Touring cars like the Hyundai Elantra N TC or the Audi RS3 LMS are in a similar weight range, but they tend to rotate more readily because of the wider contact patch relative to power output. You can get away with a faster throttle application and a slightly less precise trail brake. The technique still applies, but the car is more forgiving of small mistakes at corner entry.
GT3 is the natural step up. More power, more downforce at speed, and similar suspension geometry to the GT4. The trail braking fundamentals carry over almost directly. At slow corners the technique is essentially the same. At faster corners, the additional downforce gives you more grip to work with, which adds margin without changing the core approach to corner entry.
GTP and prototype cars bring a lot more downforce into the equation. At high-speed corners the aero generates grip independently of braking, which shifts when you can get back on the gas. At slow corners you’re still trail braking the same way. The transition between those two modes is where prototype driving gets complicated, but the foundation is the same as what you’re building in the GT4.
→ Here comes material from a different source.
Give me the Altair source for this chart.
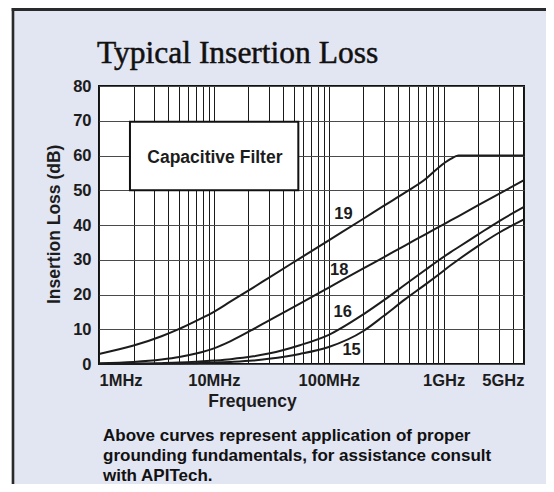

The GT4 sits in a demanding middle position: less grip than GT3, almost no downforce compared to prototypes, and more demanding than touring cars on corner entry technique. It punishes bad trail braking more clearly than most other classes, which makes it a good car to genuinely learn the skill before stepping up the ladder.
Common Mistakes
Getting off the brake too early is the most common. It feels right because it works in formula cars. In a GT4, early brake release causes most corner entry understeer. Stay on the brake longer than feels natural and watch what happens to the rotation.
Adding throttle before the car settles is the second. If the rear is still moving and you apply power, you’ll either spin or push wide on exit. Let the rotation finish before you drive out of the corner.
Carrying too much brake too deep and washing past the apex is the third. Trail braking doesn’t override the need for a sensible entry speed. If you arrive at the apex with the front still loaded and the car going wide, the entry speed is too high. Adjust that first, then refine the brake release.
How to Build the Feel
Pick one corner and work on it for a full session. The BMW M4 GT4 is a good car to start with because it’s balanced and predictable once the technique is right. Focus on the corner entry specifically: whether the nose is coming in naturally or you’re chasing it with steering corrections.
When the trail brake is working, the car rotates with minimal steering input. You’ll feel the rear step slightly and the nose come around on its own. That sensation is what you’re looking for. Once you know what it feels like, you can start repeating it and eventually find it consistently. Everything else about the GT4 gets easier from that point.